__Stated task__:
Copy the data exactly as it appears, and do not include any pictures.

__Given material__:
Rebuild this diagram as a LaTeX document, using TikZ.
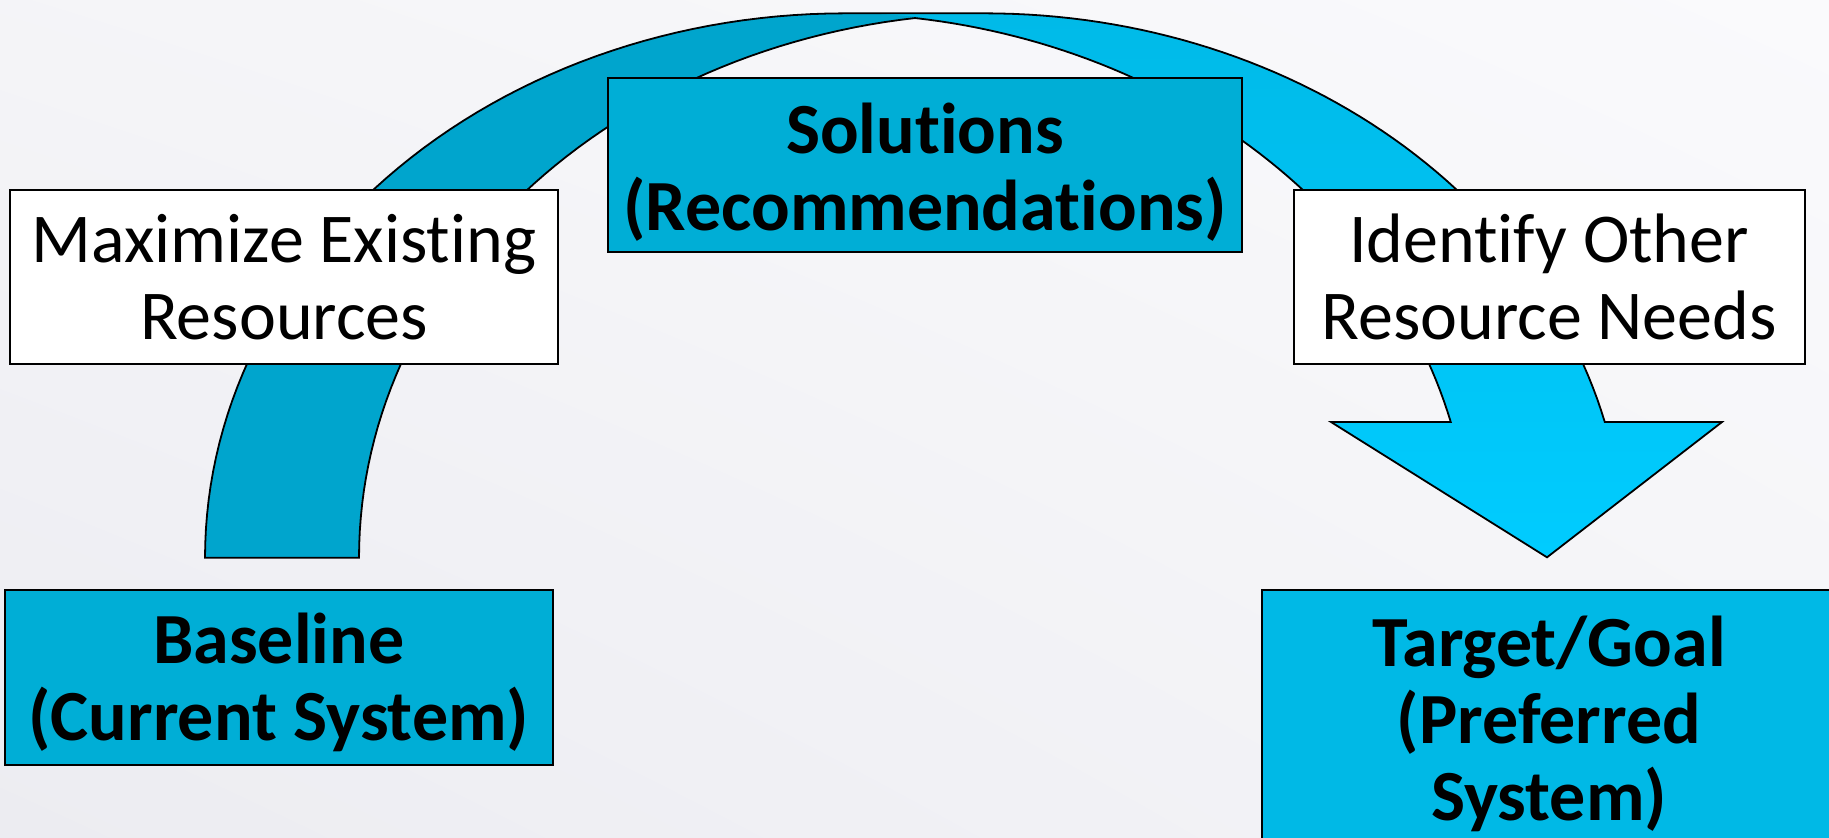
\documentclass[tikz,border=0pt]{standalone}
\usepackage{fontspec}
\setmainfont{Carlito}[Ligatures={NoCommon,NoDiscretionary,NoContextual}]
\usetikzlibrary{shadings}
\definecolor{bgA}{HTML}{ECECF1}
\definecolor{bgB}{HTML}{FAFAFC}
\definecolor{bodyTop}{HTML}{00BAE8}
\definecolor{bodyBot}{HTML}{00CCFF}
\definecolor{tailC}{HTML}{00A5CD}
\definecolor{boxA}{HTML}{00AED6}
\definecolor{boxB}{HTML}{00B9E6}
\begin{document}
\begin{tikzpicture}[x=0.5pt,y=-0.5pt,
  outline/.style={draw=black, line width=0.9pt},
  box/.style={draw=black, line width=1pt, inner sep=0pt, outer sep=0pt},
  whitebox/.style={box, fill=white},
  bluebox/.style={box, fill=boxA},
  txt/.style={align=center, inner sep=0pt, font=\fontsize{35}{38.5}\selectfont},
  btxt/.style={txt, font=\bfseries\fontsize{36}{38.5}\selectfont}]
\clip (0,0) rectangle (1829,837);
\shade[lower left=bgA, upper right=bgB, lower right=bgB!60!bgA, upper left=bgB!60!bgA] (0,837) rectangle (1829,0);

% key points of the curved arrow
\coordinate (cross) at (915,18.0);
\coordinate (otop) at (985,13.3);
\coordinate (ltop) at (845,13.3);
\coordinate (owing) at (1722,422);
\coordinate (tip) at (1547,557.3);
\coordinate (lwing) at (1331,422);
\coordinate (bout) at (205,557.7);

% body of arrow (lighter)
\shade[top color=bodyTop, bottom color=bodyBot]
  (tip) -- (lwing)
  -- plot[domain=345.57:277.54, samples=60] ({831+640*cos(\x)},{557.7+544.4*sin(\x)})
  -- (ltop) -- (otop)
  -- plot[domain=270:345.57, samples=60] ({985+640*cos(\x)},{557.7+544.4*sin(\x)})
  -- (owing) -- cycle;
% tail (darker)
\fill[tailC]
  plot[domain=262.46:180, samples=60] ({999+640*cos(\x)},{557.7+544.4*sin(\x)})
  -- (bout)
  -- plot[domain=180:276.9, samples=60] ({845+640*cos(\x)},{557.7+544.4*sin(\x)})
  -- cycle;
% outline
\draw[outline, line join=miter]
  plot[domain=262.46:180, samples=60] ({999+640*cos(\x)},{557.7+544.4*sin(\x)})
  -- (bout)
  -- plot[domain=180:270, samples=60] ({845+640*cos(\x)},{557.7+544.4*sin(\x)})
  -- plot[domain=270:345.57, samples=60] ({985+640*cos(\x)},{557.7+544.4*sin(\x)})
  -- (owing) -- (tip) -- (lwing)
  -- plot[domain=345.57:277.54, samples=60] ({831+640*cos(\x)},{557.7+544.4*sin(\x)})
  -- cycle;

% boxes
\node[whitebox, minimum width=274pt, minimum height=87pt] (max) at (284,277) {};
\node[txt] (maxt) at (max.center) {Maximize Existing\\Resources};
\node[bluebox, minimum width=317pt, minimum height=87pt] (sol) at (925,165) {};
\node[btxt, yshift=-3.5pt] (solt) at (sol.center) {Solutions\\(Recommendations)};
\node[whitebox, minimum width=255.5pt, minimum height=87pt] (idf) at (1549,277) {};
\node[txt] (idft) at (idf.center) {Identify Other\\Resource Needs};
\node[bluebox, minimum width=274.25pt, minimum height=87.5pt] (base) at (278.75,677) {};
\node[btxt, yshift=-2.5pt] (baset) at (base.center) {Baseline\\(Current System)};
\node[bluebox, fill=boxB, minimum width=287pt, minimum height=130pt] (tgt) at (1549,720) {};
\node[btxt, yshift=-2pt] (tgtt) at (tgt.center) {Target/Goal\\(Preferred\\System)};
\end{tikzpicture}
\end{document}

__Written response__:
Rebuild this diagram as a LaTeX document, using TikZ.
\documentclass[tikz,border=0pt]{standalone}
\usepackage{fontspec}
\setmainfont{Carlito}[Ligatures={NoCommon,NoDiscretionary,NoContextual}]
\usetikzlibrary{shadings}
\definecolor{bgA}{HTML}{ECECF1}
\definecolor{bgB}{HTML}{FAFAFC}
\definecolor{bodyTop}{HTML}{00BAE8}
\definecolor{bodyBot}{HTML}{00CCFF}
\definecolor{tailC}{HTML}{00A5CD}
\definecolor{boxA}{HTML}{00AED6}
\definecolor{boxB}{HTML}{00B9E6}
\begin{document}
\begin{tikzpicture}[x=0.5pt,y=-0.5pt,
  outline/.style={draw=black, line width=0.9pt},
  box/.style={draw=black, line width=1pt, inner sep=0pt, outer sep=0pt},
  whitebox/.style={box, fill=white},
  bluebox/.style={box, fill=boxA},
  txt/.style={align=center, inner sep=0pt, font=\fontsize{35}{38.5}\selectfont},
  btxt/.style={txt, font=\bfseries\fontsize{36}{38.5}\selectfont}]
\clip (0,0) rectangle (1829,837);
\shade[lower left=bgA, upper right=bgB, lower right=bgB!60!bgA, upper left=bgB!60!bgA] (0,837) rectangle (1829,0);

% key points of the curved arrow
\coordinate (cross) at (915,18.0);
\coordinate (otop) at (985,13.3);
\coordinate (ltop) at (845,13.3);
\coordinate (owing) at (1722,422);
\coordinate (tip) at (1547,557.3);
\coordinate (lwing) at (1331,422);
\coordinate (bout) at (205,557.7);

% body of arrow (lighter)
\shade[top color=bodyTop, bottom color=bodyBot]
  (tip) -- (lwing)
  -- plot[domain=345.57:277.54, samples=60] ({831+640*cos(\x)},{557.7+544.4*sin(\x)})
  -- (ltop) -- (otop)
  -- plot[domain=270:345.57, samples=60] ({985+640*cos(\x)},{557.7+544.4*sin(\x)})
  -- (owing) -- cycle;
% tail (darker)
\fill[tailC]
  plot[domain=262.46:180, samples=60] ({999+640*cos(\x)},{557.7+544.4*sin(\x)})
  -- (bout)
  -- plot[domain=180:276.9, samples=60] ({845+640*cos(\x)},{557.7+544.4*sin(\x)})
  -- cycle;
% outline
\draw[outline, line join=miter]
  plot[domain=262.46:180, samples=60] ({999+640*cos(\x)},{557.7+544.4*sin(\x)})
  -- (bout)
  -- plot[domain=180:270, samples=60] ({845+640*cos(\x)},{557.7+544.4*sin(\x)})
  -- plot[domain=270:345.57, samples=60] ({985+640*cos(\x)},{557.7+544.4*sin(\x)})
  -- (owing) -- (tip) -- (lwing)
  -- plot[domain=345.57:277.54, samples=60] ({831+640*cos(\x)},{557.7+544.4*sin(\x)})
  -- cycle;

% boxes
\node[whitebox, minimum width=274pt, minimum height=87pt] (max) at (284,277) {};
\node[txt] (maxt) at (max.center) {Maximize Existing\\Resources};
\node[bluebox, minimum width=317pt, minimum height=87pt] (sol) at (925,165) {};
\node[btxt, yshift=-3.5pt] (solt) at (sol.center) {Solutions\\(Recommendations)};
\node[whitebox, minimum width=255.5pt, minimum height=87pt] (idf) at (1549,277) {};
\node[txt] (idft) at (idf.center) {Identify Other\\Resource Needs};
\node[bluebox, minimum width=274.25pt, minimum height=87.5pt] (base) at (278.75,677) {};
\node[btxt, yshift=-2.5pt] (baset) at (base.center) {Baseline\\(Current System)};
\node[bluebox, fill=boxB, minimum width=287pt, minimum height=130pt] (tgt) at (1549,720) {};
\node[btxt, yshift=-2pt] (tgtt) at (tgt.center) {Target/Goal\\(Preferred\\System)};
\end{tikzpicture}
\end{document}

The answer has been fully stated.